INPUT:

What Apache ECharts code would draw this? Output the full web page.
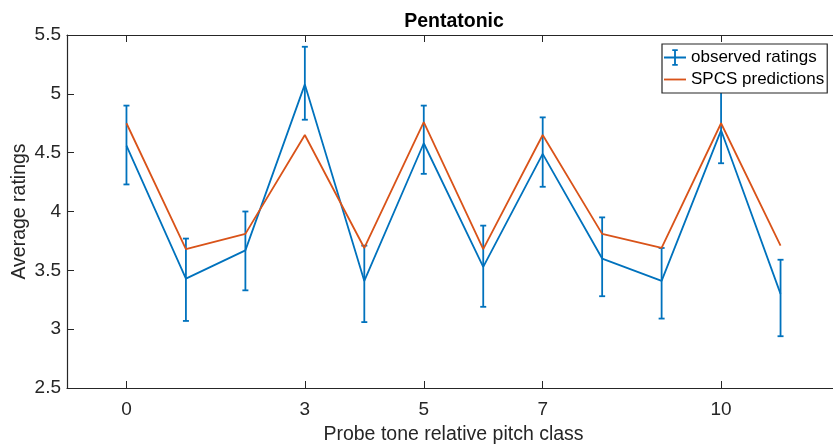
<!DOCTYPE html>
<html>
<head>
<meta charset="utf-8">
<script src="https://cdn.jsdelivr.net/npm/echarts@6/dist/echarts.min.js"></script>
<style>
  html, body { margin: 0; padding: 0; background: #fff; overflow: hidden; width: 833px; height: 446px; }
  #chart { width: 841px; height: 446px; }
</style>
</head>
<body>
<div id="chart"></div>
<script>
// Probe-tone ratings for the pentatonic context
const pitchClass = [0, 1, 2, 3, 4, 5, 6, 7, 8, 9, 10, 11];
const observed   = [4.56, 3.43, 3.67, 5.08, 3.41, 4.58, 3.53, 4.49, 3.60, 3.41, 4.69, 3.30];
const errLow     = [4.23, 3.07, 3.33, 4.78, 3.06, 4.32, 3.19, 4.21, 3.28, 3.09, 4.41, 2.94];
const errHigh    = [4.90, 3.77, 4.00, 5.40, 3.71, 4.90, 3.88, 4.80, 3.95, 3.69, 5.02, 3.59];
const spcs       = [4.75, 3.68, 3.81, 4.65, 3.69, 4.76, 3.68, 4.65, 3.81, 3.69, 4.75, 3.71];
const xTicks = [0, 3, 5, 7, 10];

const BLUE = '#0072BD';
const ORANGE = '#D95319';
const INK = '#262626';
const FONT = "'Liberation Sans', Arial, Helvetica, sans-serif";

const chart = echarts.init(document.getElementById('chart'), null, { renderer: 'canvas' });

const obsLine = pitchClass.map((x, i) => [x, observed[i]]);
const obsErr = pitchClass.map((x, i) => [x, errLow[i], errHigh[i]]);
const spcsLine = pitchClass.map((x, i) => [x, spcs[i]]);

// Vertical error bar with short caps at both ends
function errorBar(params, api) {
  const x = api.value(0);
  const lo = api.coord([x, api.value(1)]);
  const hi = api.coord([x, api.value(2)]);
  const cap = 3;
  const style = { stroke: BLUE, lineWidth: 1.8 };
  return {
    type: 'group',
    children: [
      { type: 'line', shape: { x1: lo[0], y1: lo[1], x2: hi[0], y2: hi[1] }, style },
      { type: 'line', shape: { x1: hi[0] - cap, y1: hi[1], x2: hi[0] + cap, y2: hi[1] }, style },
      { type: 'line', shape: { x1: lo[0] - cap, y1: lo[1], x2: lo[0] + cap, y2: lo[1] }, style }
    ]
  };
}

const tickStyle = { show: true, inside: true, length: 7, lineStyle: { color: INK, width: 1 } };
const lineStyle = { show: true, lineStyle: { color: INK, width: 1.2 } };

chart.setOption({
  animation: false,
  backgroundColor: '#fff',
  title: {
    text: 'Pentatonic',
    left: 449,
    textAlign: 'center',
    top: 7,
    textStyle: { fontFamily: FONT, fontSize: 19.5, fontWeight: 'bold', color: '#000' }
  },
  legend: {
    orient: 'vertical',
    left: 662,
    top: 44,
    itemWidth: 22,
    itemHeight: 18,
    itemGap: 5,
    padding: [5, 3, 5, 2],
    backgroundColor: '#fff',
    borderColor: INK,
    borderWidth: 1.2,
    borderRadius: 0,
    textStyle: { fontFamily: FONT, fontSize: 17, color: '#000' },
    data: [
      { name: 'observed ratings', icon: 'path://M0,8h24v2h-24z M11,1h2v16h-2z M9,0h6v2h-6z M9,16h6v2h-6z', itemStyle: { color: BLUE } },
      { name: 'SPCS predictions', icon: 'path://M0,8h24v2h-24z', itemStyle: { color: ORANGE } }
    ]
  },
  grid: { left: 67, top: 35, right: 1, bottom: 58, containLabel: false, outerBoundsMode: 'none' },
  xAxis: [
    {
      type: 'value', min: -1, max: 12, position: 'bottom',
      name: 'Probe tone relative pitch class', nameLocation: 'middle', nameGap: 37,
      nameMoveOverlap: false,
      nameTextStyle: { fontFamily: FONT, fontSize: 19.5, color: INK },
      axisLine: Object.assign({ onZero: false }, lineStyle),
      axisTick: Object.assign({ customValues: xTicks }, tickStyle),
      axisLabel: { customValues: xTicks, margin: 12, fontFamily: FONT, fontSize: 19, color: INK },
      splitLine: { show: false }
    },
    {
      type: 'value', min: -1, max: 12, position: 'top',
      axisLine: Object.assign({ onZero: false }, lineStyle),
      axisTick: Object.assign({ customValues: xTicks }, tickStyle),
      axisLabel: { show: false },
      splitLine: { show: false }
    }
  ],
  yAxis: [
    {
      type: 'value', min: 2.5, max: 5.5, interval: 0.5, position: 'left',
      name: 'Average ratings', nameLocation: 'middle', nameGap: 37, nameRotate: 90,
      nameMoveOverlap: false,
      nameTextStyle: { fontFamily: FONT, fontSize: 19.5, color: INK },
      axisLine: Object.assign({ onZero: false }, lineStyle),
      axisTick: tickStyle,
      axisLabel: { margin: 6, fontFamily: FONT, fontSize: 19, color: INK },
      splitLine: { show: false }
    },
    {
      type: 'value', min: 2.5, max: 5.5, interval: 0.5, position: 'right',
      axisLine: Object.assign({ onZero: false }, lineStyle),
      axisTick: tickStyle,
      axisLabel: { show: false },
      splitLine: { show: false }
    }
  ],
  series: [
    {
      name: 'observed ratings', type: 'custom', renderItem: errorBar,
      data: obsErr, encode: { x: 0, y: [1, 2] }, itemStyle: { color: BLUE }, z: 2
    },
    {
      name: 'observed ratings', type: 'line', data: obsLine, symbol: 'none',
      lineStyle: { color: BLUE, width: 1.8 }, itemStyle: { color: BLUE }, z: 2
    },
    {
      name: 'SPCS predictions', type: 'line', data: spcsLine, symbol: 'none',
      lineStyle: { color: ORANGE, width: 1.8 }, itemStyle: { color: ORANGE }, z: 3
    }
  ]
});
</script>
</body>
</html>
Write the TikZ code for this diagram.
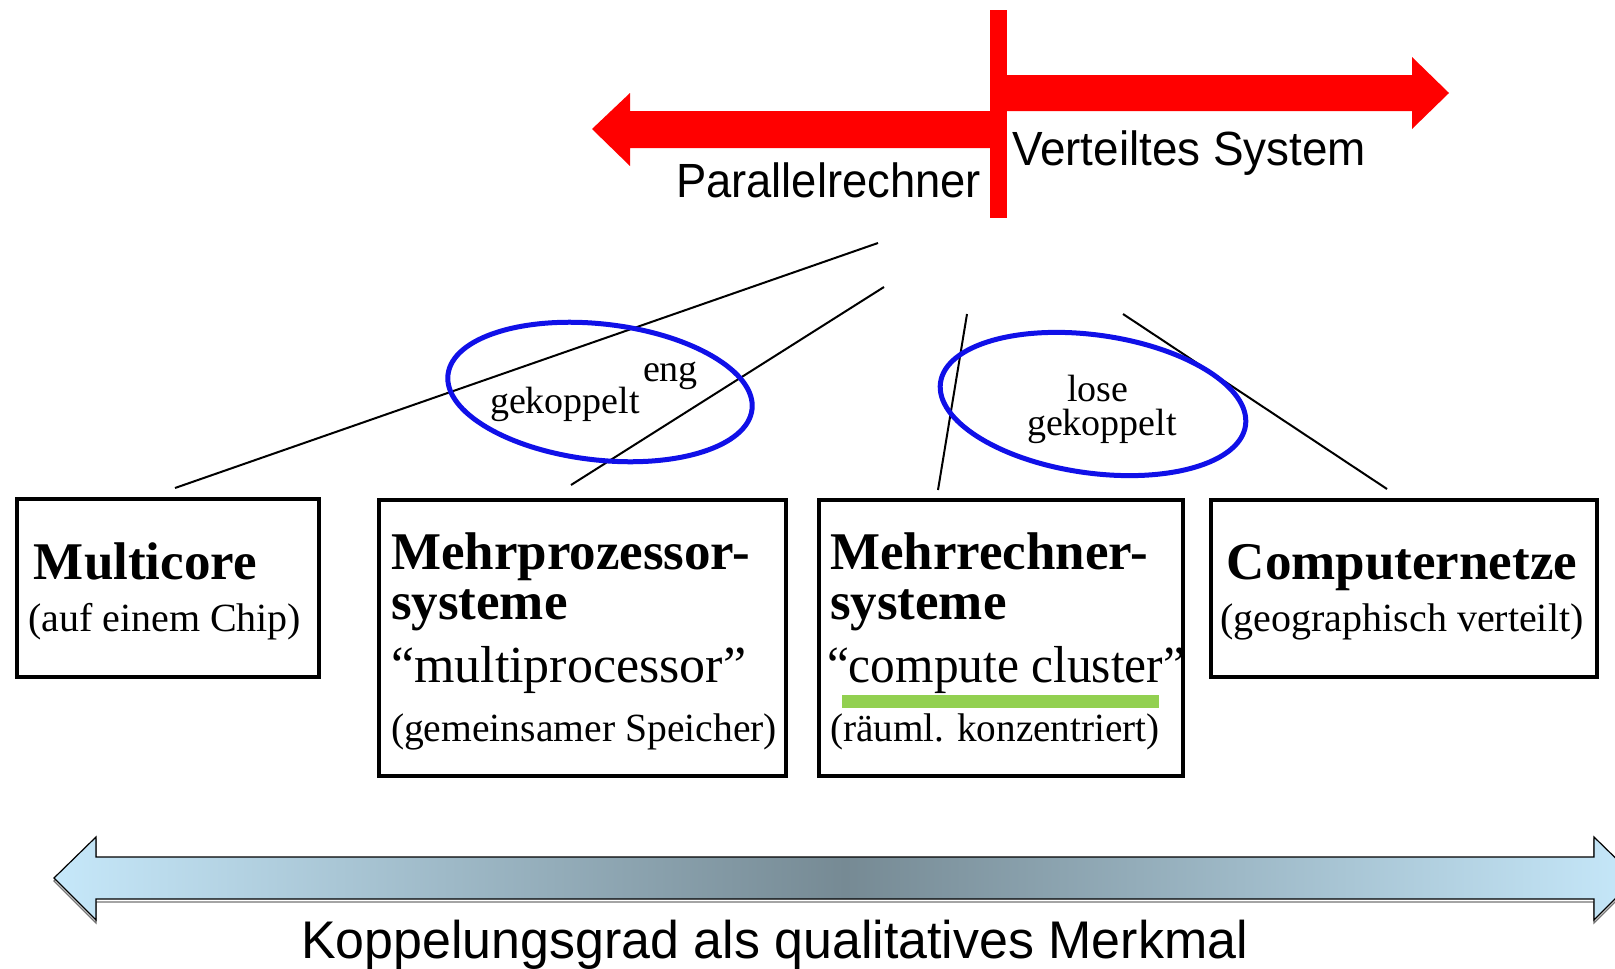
\documentclass[tikz,border=0pt]{standalone}
\usepackage{fontspec}
\usepackage{graphicx}
\setmainfont{Liberation Serif}
\newfontfamily\sansf{Liberation Sans}
\usetikzlibrary{shapes.geometric}
\definecolor{ellblue}{RGB}{16,16,232}
\definecolor{barred}{RGB}{255,0,0}
\definecolor{hlgreen}{RGB}{146,208,80}
\definecolor{arrlight}{RGB}{198,232,250}
\definecolor{arrdark}{RGB}{118,138,148}
\newcommand{\fsz}[1]{\fontsize{#1pt}{#1pt}\selectfont}
\begin{document}
\begin{tikzpicture}[x=1pt,y=-1pt,
  txt/.style={inner sep=0pt, outer sep=0pt, anchor=base west},
  ctxt/.style={inner sep=0pt, outer sep=0pt, anchor=base},
  link/.style={line width=2pt},
  box/.style={draw, line width=3.5pt, inner sep=0pt, anchor=north west},
  ring/.style={draw=ellblue, line width=5pt, ellipse, inner sep=0pt},
  head/.style={font=\fsz{53}\bfseries},
  quot/.style={font=\fsz{52}},
  sub/.style={font=\fsz{40}},
  elab/.style={font=\fsz{38}},
  sanslab/.style={font=\sansf\fsz{48}},
]
\useasboundingbox (0,0) rectangle (1615,969);
\clip (0,0) rectangle (1615,969);

% red arrows
\fill[barred] (1007,75) -- (1412,75) -- (1412,57) -- (1449,93) -- (1412,129) -- (1412,111) -- (1007,111) -- cycle;
\fill[barred] (990,111) -- (630,111) -- (630,93) -- (592,129) -- (630,166) -- (630,148) -- (990,148) -- cycle;
\fill[barred] (990,10) rectangle (1007,218);
\node[txt, sanslab] (par) at (676,197) {\scalebox{0.945}[1]{Parallelrechner}};
\node[txt, sanslab] (ver) at (1012,165) {\scalebox{0.955}[1]{Verteiltes System}};

% boxes
\node[box, minimum width=302pt, minimum height=178pt] (b1) at (15,497) {};
\node[box, minimum width=407pt, minimum height=276pt] (b2) at (377,498) {};
\node[box, minimum width=364pt, minimum height=276pt] (b3) at (817,498) {};
\node[box, minimum width=386pt, minimum height=177pt] (b4) at (1209,498) {};

% connector lines
\coordinate (l1a) at (878,243); \coordinate (l1b) at (175,488);
\coordinate (l2a) at (884,287); \coordinate (l2b) at (571,485);
\coordinate (l3a) at (967,314); \coordinate (l3b) at (938,490);
\coordinate (l4a) at (1123,314); \coordinate (l4b) at (1387,489);
\draw[link] (l1a) -- (l1b);
\draw[link] (l2a) -- (l2b);
\draw[link] (l3a) -- (l3b);
\draw[link] (l4a) -- (l4b);

% ellipses
\node[ring, minimum width=306pt, minimum height=136pt, rotate=-6.5] (e1) at (600,392) {};
\node[ring, minimum width=308pt, minimum height=138pt, rotate=-8] (e2) at (1093,404) {};
\node[txt, elab] (eng) at (643,381) {eng};
\node[txt, elab] (gek1) at (490,413) {gekoppelt};
\node[ctxt, elab] (lose) at (1098,401) {lose};
\node[ctxt, elab] (gek2) at (1102,435) {gekoppelt};

% box texts
\node[txt, head] (t1a) at (34,579) {Multicore};
\node[txt, sub] (t1b) at (28,631) {(auf einem Chip)};

\node[txt, head] (t2a) at (391,569) {Mehrprozessor-};
\node[txt, head] (t2b) at (391,619) {systeme};
\node[txt, quot] (t2c) at (391,682) {“multiprocessor”};
\node[txt, sub] (t2d) at (391,741) {\scalebox{0.99}[1]{(gemeinsamer Speicher)}};

\fill[hlgreen] (842,695) rectangle (1159,708);
\node[txt, head] (t3a) at (830,569) {Mehrrechner-};
\node[txt, head] (t3b) at (830,619) {systeme};
\node[txt, quot] (t3c) at (827,682) {\scalebox{0.95}[1]{“compute cluster”}};
\node[txt, sub] (t3d) at (830,741) {\scalebox{0.98}[1]{(räuml. konzentriert)}};

\node[ctxt, head] (t4a) at (1402,579) {Computernetze};
\node[ctxt, sub] (t4b) at (1402,631) {(geographisch verteilt)};

% bottom double arrow
\draw[line width=1.2pt, draw=black!55, yshift=-3pt] (54,878) -- (96,837) -- (96,857) -- (1594,857) -- (1594,837) -- (1636,878) -- (1594,920) -- (1594,899) -- (96,899) -- (96,920) -- cycle;
\path[shading=axis, left color=arrlight, right color=arrlight, middle color=arrdark, shading angle=90, draw=black, line width=1.2pt]
  (54,878) -- (96,837) -- (96,857) -- (1594,857) -- (1594,837) -- (1636,878) -- (1594,920) -- (1594,899) -- (96,899) -- (96,920) -- cycle;
\node[txt, font=\sansf\fsz{53}] (kop) at (301,958) {\scalebox{0.98}[1]{Koppelungsgrad als qualitatives Merkmal}};
\end{tikzpicture}
\end{document}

INSTRUCTIONS TO FOLLOW: Everything from the first line of the listing above through the line that contains "const spcsLine = pitchClass.map((x, i)" is to be restated word for word, minus the pictures.

TASK RESULT:
What Apache ECharts code would draw this? Output the full web page.
<!DOCTYPE html>
<html>
<head>
<meta charset="utf-8">
<script src="https://cdn.jsdelivr.net/npm/echarts@6/dist/echarts.min.js"></script>
<style>
  html, body { margin: 0; padding: 0; background: #fff; overflow: hidden; width: 833px; height: 446px; }
  #chart { width: 841px; height: 446px; }
</style>
</head>
<body>
<div id="chart"></div>
<script>
// Probe-tone ratings for the pentatonic context
const pitchClass = [0, 1, 2, 3, 4, 5, 6, 7, 8, 9, 10, 11];
const observed   = [4.56, 3.43, 3.67, 5.08, 3.41, 4.58, 3.53, 4.49, 3.60, 3.41, 4.69, 3.30];
const errLow     = [4.23, 3.07, 3.33, 4.78, 3.06, 4.32, 3.19, 4.21, 3.28, 3.09, 4.41, 2.94];
const errHigh    = [4.90, 3.77, 4.00, 5.40, 3.71, 4.90, 3.88, 4.80, 3.95, 3.69, 5.02, 3.59];
const spcs       = [4.75, 3.68, 3.81, 4.65, 3.69, 4.76, 3.68, 4.65, 3.81, 3.69, 4.75, 3.71];
const xTicks = [0, 3, 5, 7, 10];

const BLUE = '#0072BD';
const ORANGE = '#D95319';
const INK = '#262626';
const FONT = "'Liberation Sans', Arial, Helvetica, sans-serif";

const chart = echarts.init(document.getElementById('chart'), null, { renderer: 'canvas' });

const obsLine = pitchClass.map((x, i) => [x, observed[i]]);
const obsErr = pitchClass.map((x, i) => [x, errLow[i], errHigh[i]]);
const spcsLine = pitchClass.map((x, i) => [x, spcs[i]]);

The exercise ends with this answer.